Avocado Grove Salinity Management Best Practices
The salinity of avocado grove soil is influenced by several factors. Frequent use of salty irrigation water will influence the salinity of the soil. Avocado grove salinity is also influenced by rainfall content and timing, soil drainage, and irrigation practices. Usually, rainfall contains low amounts of salts and can dilute salts present in the soil of the avocado grove. If the rainfall is of sufficient volume or duration, and the soil has internal drainage, the added rainfall is enough to leach salts from the soil. During dry conditions, water evaporates and salt in the soil becomes more concentrated.
EC measurement of the irrigation water source is an excellent avocado cultural management tool.
A few key facts to remember about avocado grove soil salinity:
- The top six inches of avocado grove soil are the most important to manage for salinity because avocado trees have a shallow root system.
- In general, soil-water salinity is higher than irrigation-water salinity.
- Salt builds up in avocado groves when avocado trees are irrigated with salty water and the soil has not been properly leached.
Salinity management in avocado groves involves irrigation and soil-leaching cultural management practices.
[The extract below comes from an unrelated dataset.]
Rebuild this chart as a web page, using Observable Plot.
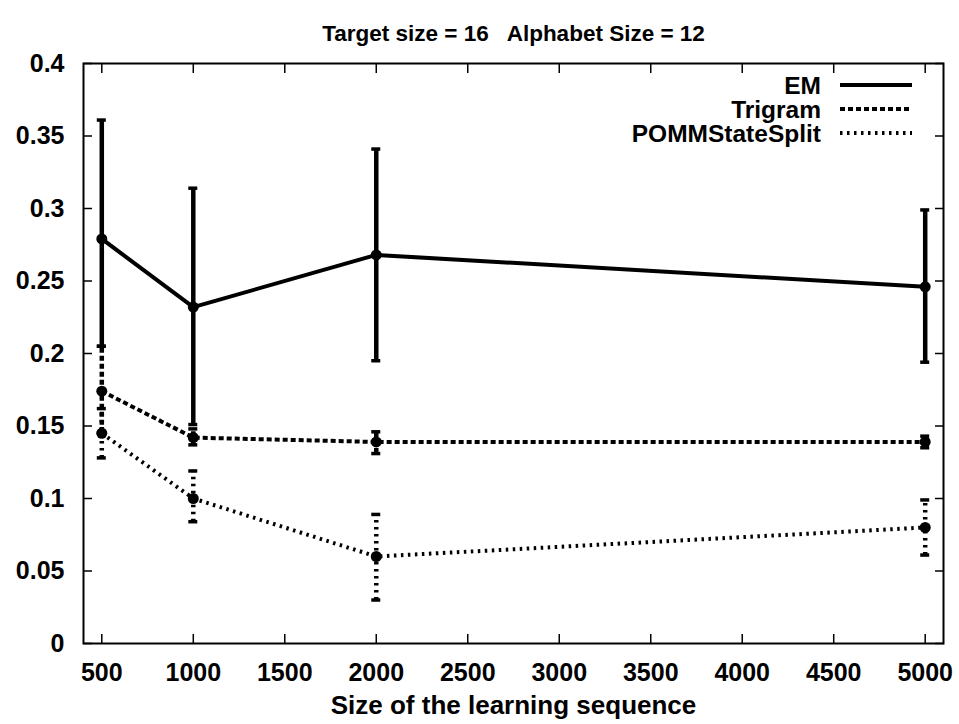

Best practices include:
- Monitor salt levels and leaching
- Plant salt-tolerant avocado tree rootstocks
- Use low-salinity irrigation water
- Practice avocado grove soil leaching (a small amount of excess irrigation to remove salts from soil)
- Use proper irrigation equipment and good irrigation management
- Apply gypsum
Avocado irrigation facts:
- Irrigation water can add large amounts of salt to soil
- Water with 500 ppm salts, applied at 4-acre feet - per season, adds 5,420 pounds of dissolved salts to the soil. At a chloride component of 100ppm, 2,200 pounds of sodium chloride will be added to the soil.
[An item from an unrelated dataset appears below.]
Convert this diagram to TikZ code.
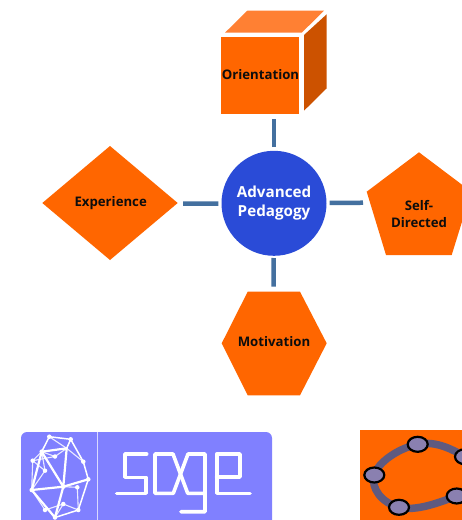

- Avocado yield reduces rapidly as chloride increases in irrigation water
- Effects of chloride toxicity show up under water stress conditions
- Avoid short, frequent irrigation cycles, as salts are not leached
- Avoid prolonged saturated soils, or standing water, that leads to root rot
- Optimal irrigation requires uniform water application and mass, in a large, low-EC zone, under trees
- Drip irrigation is not ideal for managing salinity in hot, dry weather, as it only supports roots in a narrow zone of low EC soil
Avocado grove leaching facts:
- A sign of poor soil leaching is a tree displaying water stress, despite wet soil
- Soil water of about 4 EC, or TDS of 2000, is too salty, as water will leave roots
- Effective leaching requires monitoring soil water to determine irrigation volume and duration
- Generally aim to use a 10-20% leaching fraction at each irrigation, to maintain a root-zone salinity of soil water below EC 2
- Leaching fraction is the amount of additional irrigation water needed to maintain the correct salinity; this, however, depends on salt levels in irrigation water
- Appropriate leaching amounts depend on irrigation water salinity and target root-zone salinity.